Arts Desk

Forum Explores Theater’s Gender Gaps

Artistic Director Michael Dove is no stranger to a heated debate. But as we sit down for coffee on a weirdly balmy afternoon, he immediately admits to being rattled. "I'm a little nervous about this whole thing," he says.  He's referring to The Female POV In Theater Symposium that Forum Theater will host this Saturday as the culminating event of its Female Voices Festival.

The idea behind Forum's 2011/2012 season and its festival began with a conversation about presenting "more diverse voices in the shows that we're doing," explains Dove. Then "someone—it was probably Hannah [Hessel, Forum's "openforum coordinator"]—she was like, well we really need to do better about producing female playwrights.'" Dove took a look at the company's nine-year production history and realized it had only produced Naomi Wallace and Caryl Churchill. "I was thinking about numbers of productions, but it was only two female playwrights. And—I was going to say it floored me—it literally made me want to fall to the ground. I could not believe that I had not noticed that.

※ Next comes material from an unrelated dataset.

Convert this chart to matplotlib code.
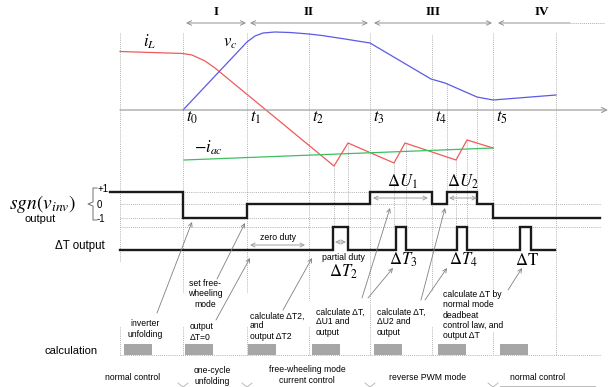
import numpy as np
import matplotlib.pyplot as plt

plt.rcParams['font.family'] = ['Liberation Sans', 'DejaVu Sans']
plt.rcParams['mathtext.fontset'] = 'stix'

# ---------- event instants (pixel time axis) ----------
t_events = [183, 247, 309, 370, 432, 493]
t_labels = [r'$t_0$', r'$t_1$', r'$t_2$', r'$t_3$', r'$t_4$', r'$t_5$']

# ---------- analog waveforms ----------
iL_x = [120, 183, 192, 205, 215, 334, 348, 394, 405, 456, 467, 493]
iL_y = [51.5, 53.5, 55, 61, 68, 166, 143, 163, 143, 160, 140, 148]
vc_x = [183, 247, 255, 263, 275, 290, 309, 322, 345, 370, 431, 445, 477, 493, 556]
vc_y = [110, 42, 36, 33, 32, 32.5, 34, 35.5, 39, 43, 79, 83, 97, 100, 95]
iac_x = [184, 493]
iac_y = [160, 148]

# ---------- digital signals ----------
sgn_x = [110, 183, 183, 247, 247, 370, 370, 432, 432, 447, 447, 477, 477, 493, 493, 600]
sgn_y = [192, 192, 218, 218, 204, 204, 192, 192, 204, 204, 192, 192, 204, 204, 218, 218]
dT_rise = [333, 396, 457, 520]
dT_fall = [348, 406, 467, 531]
dT_low, dT_high = 250, 227

# ---------- calculation slots ----------
calc_start = [124, 185, 248, 312, 374, 438, 500]
calc_width = 28

# ---------- phases ----------
phase_names = ['I', 'II', 'III', 'IV']
phase_from = [186, 250, 374, 498]
phase_to = [246, 368, 492, 570]

fig = plt.figure(figsize=(6.11, 3.87), dpi=100)
ax = fig.add_axes([0, 0, 1, 1])
ax.set_xlim(0, 611)
ax.set_ylim(387, 0)
ax.axis('off')

dot = dict(color='#9a9a9a', lw=0.6, ls=(0, (1, 1.5)))
garrow = dict(arrowstyle='->', color='#808080', lw=0.6, shrinkA=0, shrinkB=0, mutation_scale=7)
dbl = dict(arrowstyle='<->', color='#a0a0a0', lw=0.7, shrinkA=0, shrinkB=0, mutation_scale=7)

# dotted grid (vertical)
vsegs = [(120, 33, 262), (120, 327, 355), (183, 33, 292), (183, 327, 355),
         (247, 33, 292), (247, 327, 355), (309, 33, 300), (309, 327, 355),
         (370, 33, 355), (432, 35, 290), (432, 327, 355), (493, 33, 298),
         (493, 332, 355), (556, 33, 355),
         (334, 166, 227), (348, 143, 227), (394, 163, 227), (406, 143, 227),
         (447, 83, 204), (456, 160, 227), (467, 140, 227), (477, 97, 204)]
for x, y0, y1 in vsegs:
    ax.plot([x, x], [y0, y1], **dot)
# dotted grid (horizontal)
for y, x0, x1 in [(192, 120, 370), (204, 120, 600), (218, 120, 493),
                  (227, 120, 600), (355, 120, 600)]:
    ax.plot([x0, x1], [y, y], **dot)

# time axis
ax.annotate('', xy=(608, 110), xytext=(120, 110),
            arrowprops=dict(arrowstyle='->', color='#a0a0a0', lw=0.9,
                            shrinkA=0, shrinkB=0, mutation_scale=9))

# phase arrows
for name, a, b in zip(phase_names, phase_from, phase_to):
    if name == 'IV':
        ax.annotate('', xy=(a, 23), xytext=(b, 23),
                    arrowprops=dict(arrowstyle='->', color='#909090', lw=0.7,
                                    shrinkA=0, shrinkB=0, mutation_scale=8))
        ax.plot([b, 605], [23, 23], color='#b0b0b0', lw=0.7, ls=(0, (1, 1)))
        cx = 542
    else:
        ax.annotate('', xy=(b, 23), xytext=(a, 23),
                    arrowprops=dict(arrowstyle='<->', color='#909090', lw=0.7,
                                    shrinkA=0, shrinkB=0, mutation_scale=8))
        cx = (a + b) / 2
    ax.text(cx, 12, name, ha='center', va='center', fontsize=9.5,
            fontweight='bold', family='Liberation Serif')

# waveforms
ax.plot(iL_x, iL_y, color='#f05a5a', lw=0.9)
ax.plot(vc_x, vc_y, color='#5a5ae6', lw=0.9)
ax.plot(iac_x, iac_y, color='#3cc060', lw=0.9)
ax.text(150, 42, r'$i_L$', fontsize=12, ha='center', va='center')
ax.text(230, 43, r'$v_c$', fontsize=12, ha='center', va='center')
ax.text(208, 148, r'$-i_{ac}$', fontsize=12, ha='center', va='center')
for t, lab in zip(t_events, t_labels):
    ax.text(t + 3, 118, lab, fontsize=12, ha='left', va='center')

# sgn(v_inv)
ax.plot(sgn_x, sgn_y, color='#1a1a1a', lw=1.7, solid_joinstyle='miter')
ax.text(43, 204, r'$sgn(v_{inv})$', fontsize=14, ha='center', va='center')
ax.text(40, 219, 'output', fontsize=8, ha='center', va='center')
ax.plot([97, 93, 93, 88, 93, 93, 97], [188, 188, 202, 204, 206, 220, 220],
        color='#707070', lw=0.7)
ax.text(98, 189, '+1', fontsize=7, ha='left', va='center')
ax.text(97, 205, '0', fontsize=7, ha='left', va='center')
ax.text(97, 219, '-1', fontsize=7, ha='left', va='center')

# delta T output
dx, dy = [120], [dT_low]
for r, f in zip(dT_rise, dT_fall):
    dx += [r, r, f, f]
    dy += [dT_low, dT_high, dT_high, dT_low]
dx.append(555)
dy.append(dT_low)
ax.plot(dx, dy, color='#1a1a1a', lw=1.7, solid_joinstyle='miter')
ax.text(105, 246, 'ΔT output', fontsize=8.3, ha='right', va='center')

# duration markers
ax.annotate('', xy=(305, 245), xytext=(250, 245), arrowprops=dbl)
ax.text(278, 238, 'zero duty', fontsize=6.3, ha='center', va='center')
ax.annotate('', xy=(346, 242), xytext=(335, 242), arrowprops=dbl)
ax.text(343, 258, 'partial duty', fontsize=6.3, ha='center', va='center')
ax.annotate('', xy=(428, 198), xytext=(373, 198), arrowprops=dbl)
ax.annotate('', xy=(477, 198), xytext=(449, 198), arrowprops=dbl)
ax.text(402, 182, r'$\Delta U_1$', fontsize=12, ha='center', va='center')
ax.text(463, 182, r'$\Delta U_2$', fontsize=12, ha='center', va='center')
ax.text(343, 272, r'$\Delta T_2$', fontsize=12, ha='center', va='center')
ax.text(403, 260, r'$\Delta T_3$', fontsize=12, ha='center', va='center')
ax.text(463, 260, r'$\Delta T_4$', fontsize=12, ha='center', va='center')
ax.text(527, 260, r'$\Delta \mathrm{T}$', fontsize=12, ha='center', va='center')

# pointer arrows from calculation notes
for (x0, y0), (x1, y1) in [((157, 313), (192, 222)), ((217, 279), (245, 223)),
                           ((216, 320), (250, 258)), ((283, 310), (312, 258)),
                           ((362, 298), (390, 208)), ((368, 298), (393, 268)),
                           ((421, 300), (445, 208)), ((425, 300), (447, 268)),
                           ((508, 290), (522, 268))]:
    ax.annotate('', xy=(x1, y1), xytext=(x0, y0), arrowprops=garrow)

# calculation notes
fs = 6.2
ls = 1.15
ax.text(145, 329, 'inverter\nunfolding', fontsize=fs, ha='center', va='center', linespacing=ls)
ax.text(205, 294, 'set free-\nwheeling\nmode', fontsize=fs, ha='center', va='center', linespacing=ls)
ax.text(190, 332, 'output\nΔT=0', fontsize=fs, ha='left', va='center', linespacing=ls)
ax.text(250, 326, 'calculate ΔT2,\nand\noutput ΔT2', fontsize=fs, ha='left', va='center', linespacing=ls)
ax.text(316, 322, 'calculate ΔT,\nΔU1 and\noutput', fontsize=fs, ha='left', va='center', linespacing=ls)
ax.text(377, 322, 'calculate ΔT,\nΔU2 and\noutput', fontsize=fs, ha='left', va='center', linespacing=ls)
ax.text(443, 315, 'calculate ΔT by\nnormal mode\ndeadbeat\ncontrol law, and\noutput ΔT',
        fontsize=fs, ha='left', va='center', linespacing=ls)

# calculation slots
ax.text(98, 351, 'calculation', fontsize=8, ha='right', va='center')
for s in calc_start:
    ax.add_patch(plt.Rectangle((s, 344), calc_width, 11, color='#a6a6a6', lw=0))

# operating modes
ax.text(133, 378, 'normal control', fontsize=fs, ha='center', va='center')
ax.text(212, 376, 'one-cycle\nunfolding', fontsize=fs, ha='center', va='center', linespacing=ls)
ax.text(307, 375, 'free-wheeling mode\ncurrent control', fontsize=fs, ha='center', va='center', linespacing=ls)
ax.text(428, 378, 'reverse PWM mode', fontsize=fs, ha='center', va='center')
ax.text(538, 378, 'normal control', fontsize=fs, ha='center', va='center')
for x in [183, 247, 370, 493]:
    ax.plot([x - 5, x, x + 5], [383, 387, 383], color='#b0b0b0', lw=0.6)
ax.plot([500, 595], [386, 386], color='#b0b0b0', lw=0.6)

fig.savefig('out.png', dpi=100)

"I'm a pretty progressive guy," he continues. "I have those things in my mind.  So if that didn't stand out to me, it makes me then wonder about the entire theatermaking community in the U.S."

Forum's current season of four shows includes works by three female playwrights—in other words, Forum has now more than doubled the number of plays by women it has produced. "That's part of why I'm nervous," says Dove. "I feel embarrassed, to be honest, and I think I should... I think we all should feel embarrassed because the focus is on parity of gender, but it's a larger question, too."

When I speak with Hessel over wine a few days later, she remembers those first conversations with Dove differently. "I think he discovered it on his own actually," she says—but she agrees with the notion that "it's the same thing with other minorities. We're doing very poorly with producing African American playwrights. The same thing with Hispanic playwrights."

The symposium consists of two panel discussion related to gender disparity in theater: "Who Is Produced and Why?" and "Is There a Female Voice?" "These conversations become really tricky," Hessel says. "We have this politically correct niceness and we don't want to say that there's actually a difference [between how men and women write]."  But Hessel believes there is a difference.  "A lot of women's playwrighting doesn't follow the same linear structures that male playwrights follow. Those are structures that as audiences and theater makers we've grown up thinking are the structures...[female] work feels more challenging because we're not used to looking at a play from multidimensions."

A wide range of opinions on the matter should become evident during the discussion on Saturday. In one way, those differing views have already complicated the festival. "Once we realized that this was something we wanted to have a conversation about," says Hessel, "I wrote a list of questions and basically sent it to every female playwright, artistic director, and literary director in town. Some people...wrote back these amazing, beautiful, articulate pieces. And then a lot of people were like, 'You know I don't really see this as being an issue.'" In the end, Hessel says, she and Dove have assembled as "diverse a panel of people, at different points in their careers, and with different connections to theater," as interest and scheduling allowed.

But Saturday's discussion won't just address how women write. How great are gender disparities in the theater world? Who buys more tickets, men or women? What about the staffs of regionals theaters? How many artistic directors are female? Dove says they'll even present some stats on how frequently women playwrights are produced in the D.C. theater community.

And how did Forum come by all that information? "We have a new intern," says Dove. "We just sent them to Helen Hayes to look at all of their paperwork."

The Female POV in Theater Symposium takes place Saturday from 2 to 5 p.m. at Round House Silver Spring, 8641 Colesville Rd., Silver Spring. Panelists include Renee Calarco, Allyson Currin, Jackie Lawton, Eleanor Holdridge, Colin Hovde, Anne McCaw, Jennifer L. Nelson, Helen Pafumi, and Ronee Penoi.